Dans le cadre de certaines démarches administratives, une absence de réponse de la part de l’administration, au delà d’un délai défini, peut valoir accord. Toutefois, il existe de nombreuses exceptions à cette règle. Ainsi, dans certain cas, le silence équivaut à un refus ou une réponse négative. Prenons le cas de la « renonciation à l’office ».
a) La renonciation à l’office (canon 189)
– Pour être valide, la renonciation doit être présentée à l’autorité à laquelle revient la provision de l’office, et être faite par écrit, ou bien oralement devant deux témoins.
– L’autorité n’acceptera pas une renonciation qui ne serait pas fondée sur une cause juste et proportionnée.

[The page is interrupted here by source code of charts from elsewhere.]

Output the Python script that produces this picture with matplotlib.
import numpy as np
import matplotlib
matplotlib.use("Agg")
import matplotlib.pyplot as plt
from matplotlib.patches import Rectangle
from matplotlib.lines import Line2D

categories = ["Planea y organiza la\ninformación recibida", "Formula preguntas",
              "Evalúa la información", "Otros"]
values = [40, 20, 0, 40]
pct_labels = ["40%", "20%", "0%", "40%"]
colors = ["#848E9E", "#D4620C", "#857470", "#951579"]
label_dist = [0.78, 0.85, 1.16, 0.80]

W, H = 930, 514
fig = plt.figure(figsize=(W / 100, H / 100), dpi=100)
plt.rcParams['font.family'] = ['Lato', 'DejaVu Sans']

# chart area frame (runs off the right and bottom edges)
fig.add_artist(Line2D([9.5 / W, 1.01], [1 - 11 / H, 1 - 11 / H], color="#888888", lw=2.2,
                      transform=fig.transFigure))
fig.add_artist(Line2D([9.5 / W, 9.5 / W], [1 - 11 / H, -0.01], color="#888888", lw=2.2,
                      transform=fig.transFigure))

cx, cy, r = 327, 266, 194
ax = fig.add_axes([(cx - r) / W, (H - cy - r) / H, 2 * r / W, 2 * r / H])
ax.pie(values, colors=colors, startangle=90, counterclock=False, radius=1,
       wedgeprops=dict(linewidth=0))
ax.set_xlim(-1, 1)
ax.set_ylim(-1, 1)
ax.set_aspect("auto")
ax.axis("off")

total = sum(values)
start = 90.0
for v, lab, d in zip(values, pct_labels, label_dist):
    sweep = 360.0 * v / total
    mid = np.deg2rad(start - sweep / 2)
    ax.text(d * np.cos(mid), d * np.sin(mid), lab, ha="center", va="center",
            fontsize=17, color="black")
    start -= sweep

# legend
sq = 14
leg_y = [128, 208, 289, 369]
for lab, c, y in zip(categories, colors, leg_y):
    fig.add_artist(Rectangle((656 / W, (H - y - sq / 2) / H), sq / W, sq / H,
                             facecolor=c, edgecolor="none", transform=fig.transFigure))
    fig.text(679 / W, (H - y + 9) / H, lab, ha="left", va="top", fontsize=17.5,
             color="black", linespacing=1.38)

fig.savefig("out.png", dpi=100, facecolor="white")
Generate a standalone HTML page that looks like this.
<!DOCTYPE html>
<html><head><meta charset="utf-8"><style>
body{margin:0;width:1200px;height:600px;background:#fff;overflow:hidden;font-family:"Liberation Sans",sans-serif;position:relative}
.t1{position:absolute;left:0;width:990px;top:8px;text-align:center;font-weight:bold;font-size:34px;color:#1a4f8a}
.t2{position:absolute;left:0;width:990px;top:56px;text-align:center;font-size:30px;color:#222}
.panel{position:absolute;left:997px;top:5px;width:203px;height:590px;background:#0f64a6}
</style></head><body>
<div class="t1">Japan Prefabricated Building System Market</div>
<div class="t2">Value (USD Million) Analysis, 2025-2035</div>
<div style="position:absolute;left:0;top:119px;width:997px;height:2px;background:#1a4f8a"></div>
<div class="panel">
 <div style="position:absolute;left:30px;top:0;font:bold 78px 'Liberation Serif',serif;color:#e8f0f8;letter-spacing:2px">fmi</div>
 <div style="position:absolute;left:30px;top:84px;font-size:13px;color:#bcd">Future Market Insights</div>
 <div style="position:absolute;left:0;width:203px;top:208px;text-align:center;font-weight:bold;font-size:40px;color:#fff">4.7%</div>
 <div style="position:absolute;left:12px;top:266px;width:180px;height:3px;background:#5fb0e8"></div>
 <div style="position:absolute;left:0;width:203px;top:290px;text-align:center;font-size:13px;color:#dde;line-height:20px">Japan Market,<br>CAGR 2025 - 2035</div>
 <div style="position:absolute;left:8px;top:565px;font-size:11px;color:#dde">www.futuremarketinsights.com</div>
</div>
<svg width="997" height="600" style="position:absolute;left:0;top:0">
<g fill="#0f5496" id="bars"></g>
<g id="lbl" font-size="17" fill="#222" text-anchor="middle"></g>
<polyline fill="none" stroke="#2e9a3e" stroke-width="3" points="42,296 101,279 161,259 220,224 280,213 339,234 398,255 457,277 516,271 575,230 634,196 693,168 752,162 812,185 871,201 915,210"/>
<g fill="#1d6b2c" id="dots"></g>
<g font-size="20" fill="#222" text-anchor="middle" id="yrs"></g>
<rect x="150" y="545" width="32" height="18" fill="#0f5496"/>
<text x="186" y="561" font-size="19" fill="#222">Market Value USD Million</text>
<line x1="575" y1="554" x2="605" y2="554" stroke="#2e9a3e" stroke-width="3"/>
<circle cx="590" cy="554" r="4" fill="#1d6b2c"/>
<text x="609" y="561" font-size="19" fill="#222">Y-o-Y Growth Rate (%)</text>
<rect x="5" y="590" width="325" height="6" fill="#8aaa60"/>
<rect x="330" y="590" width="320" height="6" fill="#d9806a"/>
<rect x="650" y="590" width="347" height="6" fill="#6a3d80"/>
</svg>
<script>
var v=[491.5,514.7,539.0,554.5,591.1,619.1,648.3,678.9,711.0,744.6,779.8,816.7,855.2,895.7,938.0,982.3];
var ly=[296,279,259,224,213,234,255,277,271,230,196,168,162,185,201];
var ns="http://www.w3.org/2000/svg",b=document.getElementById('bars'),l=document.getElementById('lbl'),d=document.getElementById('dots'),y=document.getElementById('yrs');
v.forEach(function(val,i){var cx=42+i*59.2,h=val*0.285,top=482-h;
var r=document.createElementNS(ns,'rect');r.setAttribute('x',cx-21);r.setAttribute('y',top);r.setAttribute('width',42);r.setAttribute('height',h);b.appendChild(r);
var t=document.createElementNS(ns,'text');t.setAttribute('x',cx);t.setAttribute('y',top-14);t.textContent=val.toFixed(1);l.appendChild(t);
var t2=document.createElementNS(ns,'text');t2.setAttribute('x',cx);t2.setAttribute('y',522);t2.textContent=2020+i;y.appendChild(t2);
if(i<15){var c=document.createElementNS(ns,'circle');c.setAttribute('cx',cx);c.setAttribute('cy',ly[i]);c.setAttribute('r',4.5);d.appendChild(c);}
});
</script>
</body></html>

La simple notification de la renonciation faite à l’autorité ecclésiastique ne produit pas d’effets juridiques. Le droit exige un examen des causes et interdit l’acceptation de renonciations mal fondées. L’efficacité de la renonciation dépend donc d’une acceptation, par un acte concret, de la part de l’autorité ecclésiastique compétente. En cas de silence administratif, on présume que la renonciation a été refusée si cet acte n’est pas intervenu dans un délai de trois mois.

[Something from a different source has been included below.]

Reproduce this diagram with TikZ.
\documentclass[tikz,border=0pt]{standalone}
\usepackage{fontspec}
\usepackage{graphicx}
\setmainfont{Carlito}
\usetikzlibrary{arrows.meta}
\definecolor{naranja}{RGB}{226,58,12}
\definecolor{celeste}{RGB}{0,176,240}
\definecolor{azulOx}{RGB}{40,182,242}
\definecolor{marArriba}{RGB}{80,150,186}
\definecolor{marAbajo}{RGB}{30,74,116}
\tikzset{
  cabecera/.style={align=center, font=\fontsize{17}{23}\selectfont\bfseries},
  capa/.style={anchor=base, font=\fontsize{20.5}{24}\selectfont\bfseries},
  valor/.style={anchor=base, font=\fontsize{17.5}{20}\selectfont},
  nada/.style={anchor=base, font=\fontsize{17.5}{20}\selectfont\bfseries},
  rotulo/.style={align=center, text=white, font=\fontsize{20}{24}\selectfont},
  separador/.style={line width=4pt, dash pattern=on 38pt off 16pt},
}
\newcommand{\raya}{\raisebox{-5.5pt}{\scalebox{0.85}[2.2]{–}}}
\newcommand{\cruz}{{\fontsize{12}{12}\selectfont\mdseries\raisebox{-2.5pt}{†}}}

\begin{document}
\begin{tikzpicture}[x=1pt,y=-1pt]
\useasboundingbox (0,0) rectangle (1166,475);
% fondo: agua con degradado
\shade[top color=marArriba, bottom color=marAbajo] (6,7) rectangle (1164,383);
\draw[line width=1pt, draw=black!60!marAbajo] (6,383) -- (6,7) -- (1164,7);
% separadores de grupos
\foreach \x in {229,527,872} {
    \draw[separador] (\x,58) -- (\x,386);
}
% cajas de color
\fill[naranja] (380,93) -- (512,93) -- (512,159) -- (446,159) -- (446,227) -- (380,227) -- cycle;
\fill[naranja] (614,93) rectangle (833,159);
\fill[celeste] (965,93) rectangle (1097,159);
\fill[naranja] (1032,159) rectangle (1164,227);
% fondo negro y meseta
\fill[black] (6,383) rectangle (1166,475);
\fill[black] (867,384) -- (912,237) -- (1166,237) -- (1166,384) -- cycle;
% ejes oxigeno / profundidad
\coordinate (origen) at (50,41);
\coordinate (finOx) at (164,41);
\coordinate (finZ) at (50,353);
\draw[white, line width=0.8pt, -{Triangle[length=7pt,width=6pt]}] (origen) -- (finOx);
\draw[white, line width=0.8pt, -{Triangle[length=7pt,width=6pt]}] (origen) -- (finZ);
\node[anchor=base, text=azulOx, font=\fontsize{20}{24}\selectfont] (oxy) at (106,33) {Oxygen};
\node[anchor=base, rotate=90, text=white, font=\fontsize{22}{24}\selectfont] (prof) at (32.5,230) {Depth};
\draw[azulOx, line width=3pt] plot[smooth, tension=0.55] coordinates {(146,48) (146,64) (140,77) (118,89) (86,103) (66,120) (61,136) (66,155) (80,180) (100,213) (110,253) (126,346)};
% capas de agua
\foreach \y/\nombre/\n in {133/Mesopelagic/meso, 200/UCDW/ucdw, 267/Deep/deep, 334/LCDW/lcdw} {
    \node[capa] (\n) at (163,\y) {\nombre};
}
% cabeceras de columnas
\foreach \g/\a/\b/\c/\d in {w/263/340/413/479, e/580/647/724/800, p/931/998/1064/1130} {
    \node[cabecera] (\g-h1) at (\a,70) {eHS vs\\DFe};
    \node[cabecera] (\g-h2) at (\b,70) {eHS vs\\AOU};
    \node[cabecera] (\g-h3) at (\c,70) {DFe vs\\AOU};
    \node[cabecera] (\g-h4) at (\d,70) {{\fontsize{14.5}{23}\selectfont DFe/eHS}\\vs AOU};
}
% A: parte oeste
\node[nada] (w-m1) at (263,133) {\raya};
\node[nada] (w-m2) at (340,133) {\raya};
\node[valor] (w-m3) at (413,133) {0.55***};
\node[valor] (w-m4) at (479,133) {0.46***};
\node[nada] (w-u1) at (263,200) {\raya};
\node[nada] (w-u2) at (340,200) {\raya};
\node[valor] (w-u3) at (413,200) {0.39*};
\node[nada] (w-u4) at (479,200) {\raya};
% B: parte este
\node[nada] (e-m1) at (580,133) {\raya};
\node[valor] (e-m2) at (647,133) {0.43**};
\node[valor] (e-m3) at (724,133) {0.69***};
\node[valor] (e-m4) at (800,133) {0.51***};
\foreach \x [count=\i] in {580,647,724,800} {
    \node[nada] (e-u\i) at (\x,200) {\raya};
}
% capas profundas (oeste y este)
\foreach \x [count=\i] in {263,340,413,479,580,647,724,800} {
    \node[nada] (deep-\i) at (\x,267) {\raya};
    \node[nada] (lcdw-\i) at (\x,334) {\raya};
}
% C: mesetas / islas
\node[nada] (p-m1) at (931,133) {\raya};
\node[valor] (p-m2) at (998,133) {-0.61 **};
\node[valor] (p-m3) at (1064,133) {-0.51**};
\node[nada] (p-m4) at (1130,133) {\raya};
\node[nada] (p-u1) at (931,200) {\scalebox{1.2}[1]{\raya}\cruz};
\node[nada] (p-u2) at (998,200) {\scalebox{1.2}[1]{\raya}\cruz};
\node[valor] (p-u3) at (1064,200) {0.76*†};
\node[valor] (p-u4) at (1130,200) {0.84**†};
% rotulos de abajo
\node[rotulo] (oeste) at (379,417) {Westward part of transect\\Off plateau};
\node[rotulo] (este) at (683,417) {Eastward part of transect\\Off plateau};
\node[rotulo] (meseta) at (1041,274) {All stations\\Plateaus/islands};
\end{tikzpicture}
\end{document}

b) Comment peut-on justifier cette présomption d’une réponse négative ?
Dans ce cas, la présomption d’une réponse négative se base sur le canon 57, aux paragraphes 1 et 2.
– Chaque fois que la loi ordonne qu’un décret soit émis, ou lorsque celui qui y a intérêt dépose légitimement une requête ou un recours pour obtenir un décret, l’autorité compétente doit y pourvoir dans les trois mois qui suivent la réception de la demande ou du recours, à moins qu’un autre délai ne soit prescrit par la loi.
– Ce délai écoulé, si le décret n’a pas encore été émis, la réponse est présumée négative en ce qui regarde l’éventuelle présentation d’un recours ultérieur.
3. Les dommages causés par le silence de l’administration
Que pouvons-nous faire, si le silence de l’administration a causé des dommages à une tierce personne ? Nous pouvons nous inspirer des principes généraux relatifs à la protection des droits individuels. Nous pouvons nous inspirer aussi des canons qui parlent de l’exercice du pouvoir. Prenons, par exemple, le canon 1389, §2. Il nous invite à lutter contre la négligence coupable : « Qui, par une négligence coupable, pose ou omet illégitimement au détriment d’autrui un acte relevant d’un pouvoir, d’un ministère ou d’une charge ecclésiastique, sera puni d’une juste peine. »
Le délit est défini par l’abus coupable de l’autorité ou de la charge au détriment d’autrui. Le délit n’est consommé que lorsque les effets néfastes se sont produits. Il faut le démontrer, avec des preuves tangibles.
Conclusion
Les gens sous informés pensent que le silence ne dit rien. Ils cachent leur volonté et leurs intentions derrière un silence plus ou moins prolongé. Pourtant, dans les délais déterminés, le silence peut produire des effets juridiques. Le délai peut être de trois mois, de trente jours, de quinze jours ou autres, selon les précisions prévues par la loi. Les différences de délai peuvent se justifier par l’urgence, la complexité ou la nature même de la demande. Le temps de réagir donné à l’autorité, dans le sens du délai d’instruction, lui permet de préparer une réponse axée sur la vérité et sur la justice. Le respect des échéances prévues nous permet d’améliorer l’exercice et la rentabilité de nos responsabilités respectives.